Yeah because having your brothers and sisters lynched and hung simply for existing, being attacked by police dogs and beaten by police, being sprayed with water hoses etc all for wanting to be acknowledged as equal to your fellow Americans isn't fighting tooth and nail.
That's not too difficult to contend with.
1. There was no widespread "lynching for simply existing" phenomenon in the US. There were definitely gruesome and isolated cases of that, but small in number. Lynching was a practice of the vigilante attempts at law enforcement in the abandonment/chaos of the post-war South. The vast majority were accused of (at the time) serious crimes. While the nature of vigilantism means that inevitably some lynchings were committed via corruption/framing/sheer racism, you are lying by comparing it to the Yazidi situation.

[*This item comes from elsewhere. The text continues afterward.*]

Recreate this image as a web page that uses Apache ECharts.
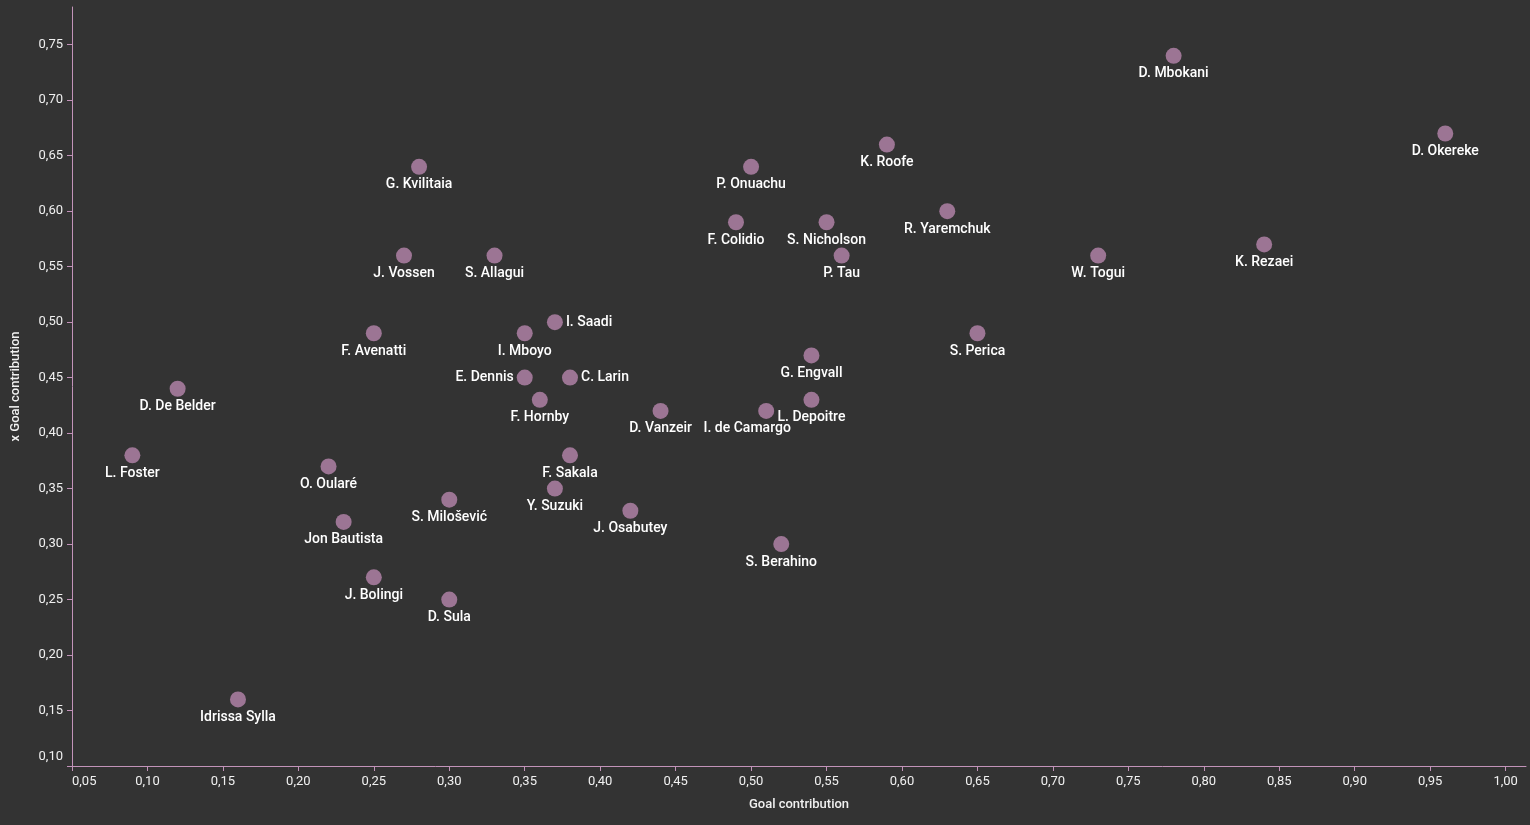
<!DOCTYPE html>
<html>
<head>
<meta charset="utf-8">
<script src="https://cdn.jsdelivr.net/npm/echarts@6/dist/echarts.min.js"></script>
<style>
html,body{margin:0;padding:0;background:#333333;}
#chart{width:1530px;height:825px;}
</style>
</head>
<body>
<div id="chart"></div>
<script>
const players = ["D. Mbokani","D. Okereke","K. Roofe","P. Onuachu","G. Kvilitaia","R. Yaremchuk","F. Colidio","S. Nicholson","K. Rezaei","J. Vossen","S. Allagui","P. Tau","W. Togui","I. Saadi","F. Avenatti","I. Mboyo","S. Perica","G. Engvall","D. De Belder","E. Dennis","C. Larin","F. Hornby","L. Depoitre","D. Vanzeir","I. de Camargo","L. Foster","F. Sakala","O. Oularé","Y. Suzuki","S. Milošević","J. Osabutey","Jon Bautista","S. Berahino","J. Bolingi","D. Sula","Idrissa Sylla"];
const goalContribution = [0.78,0.96,0.59,0.50,0.28,0.63,0.49,0.55,0.84,0.27,0.33,0.56,0.73,0.37,0.25,0.35,0.65,0.54,0.12,0.35,0.38,0.36,0.54,0.44,0.51,0.09,0.38,0.22,0.37,0.30,0.42,0.23,0.52,0.25,0.30,0.16];
const xGoalContribution = [0.74,0.67,0.66,0.64,0.64,0.60,0.59,0.59,0.57,0.56,0.56,0.56,0.56,0.50,0.49,0.49,0.49,0.47,0.44,0.45,0.45,0.43,0.43,0.42,0.42,0.38,0.38,0.37,0.35,0.34,0.33,0.32,0.30,0.27,0.25,0.16];
const labelSide = {"I. Saadi":"right","E. Dennis":"left","C. Larin":"right"};
const labelShift = {"I. de Camargo":[-19,0]};
const xTicks = [0.05,0.10,0.15,0.20,0.25,0.30,0.35,0.40,0.45,0.50,0.55,0.60,0.65,0.70,0.75,0.80,0.85,0.90,0.95,1.00];
const yTicks = [0.10,0.15,0.20,0.25,0.30,0.35,0.40,0.45,0.50,0.55,0.60,0.65,0.70,0.75];

const fmt = v => Number(v).toFixed(2).replace('.', ',');
const axisColor = '#c293b9';
const font = 'Roboto';

const data = players.map((n, i) => {
  const side = labelSide[n] || 'bottom';
  const item = {name: n, value: [goalContribution[i], xGoalContribution[i]],
    label: {position: side, distance: side === 'bottom' ? 3 : 3}};
  if (labelShift[n]) item.label.offset = labelShift[n];
  return item;
});

const chart = echarts.init(document.getElementById('chart'));
chart.setOption({
  backgroundColor: '#333333',
  animation: false,
  grid: {left: 72, right: 4, top: 7, bottom: 59, containLabel: false},
  xAxis: {
    type: 'value', min: 0.05, max: 1.0135,
    name: 'Goal contribution', nameLocation: 'middle', nameGap: 32,
    nameTextStyle: {color: '#f0f0f0', fontFamily: font, fontSize: 13, fontWeight: 500},
    axisLine: {show: true, lineStyle: {color: axisColor, width: 1}},
    axisTick: {show: true, length: 5, lineStyle: {color: axisColor}, customValues: xTicks},
    axisLabel: {color: '#f0f0f0', fontFamily: font, fontSize: 13, margin: 9, customValues: xTicks,
      formatter: fmt, alignMinLabel: 'left'},
    splitLine: {show: false}
  },
  yAxis: {
    type: 'value', min: 0.10, max: 0.784,
    name: 'x Goal contribution', nameLocation: 'middle', nameGap: 50, nameRotate: 90,
    nameTextStyle: {color: '#f0f0f0', fontFamily: font, fontSize: 13, fontWeight: 500},
    axisLine: {show: true, lineStyle: {color: axisColor, width: 1}},
    axisTick: {show: true, length: 5, lineStyle: {color: axisColor}, customValues: yTicks},
    axisLabel: {color: '#f0f0f0', fontFamily: font, fontSize: 13, margin: 9, customValues: yTicks,
      formatter: v => (Math.abs(v - yTicks[0]) < 1e-9 ? '{lo|' + fmt(v) + '}' : fmt(v)),
      rich: {lo: {color: '#f0f0f0', fontFamily: font, fontSize: 13, padding: [0, 0, 18, 0]}}},
    splitLine: {show: false}
  },
  series: [{
    type: 'scatter',
    symbolSize: 16,
    itemStyle: {color: '#9c7594', opacity: 1},
    label: {show: true, formatter: p => p.name, color: '#ffffff', fontFamily: font,
      fontSize: 14, fontWeight: 500},
    data: data
  }]
});
</script>
</body>
</html>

2. The numbers: About 3,500 (subtracting whites) over the course of a century. Note that a minority were likely to be unprovoked hate crimes compared to a greater number of desperate responses to the post-war crime epidemic, but lets ignore that and use the full quantity. Conveniently, about 3,500 more white black are murdered by black people in the US per decade than the other way around, and those aren't in response to accused crimes in the ruins of a warzone, they are just interracial slayings. So if you're "keeping score" I guess you need to switch teams and start shouting about white power.
The key element you're ignoring is that the only ethnic group to ever be permanently 'demoted' by American society were the Natives. Africans have been upwardly mobile without interruption. You are complaining not about 'America's treatment of blacks' so much as that this upward mobility didn't happen quickly enough, that it took place in intervals, that in a fantasy world slaves would have been purchased from African slavers as an act of financially impossible altruism and immediately assimilated. Even then, US slavery accounted for such a tiny % of world slavery that this act of fantasy altruism wouldn't have accomplished much, so there's also an element of you envisioning America back then as the omnipotent political/cultural force it is today.
In summary I am not denying that oppression has existed in American society, but compared to virtually every other country on the planet, we are forced to squint a bit more to find it and sometimes the cartoonish exaggerations marginalize real 'tooth and nail' resistance and genocide abroad. I mean your #2 issue being protesters sprayed by water hoses kinda illustrates that?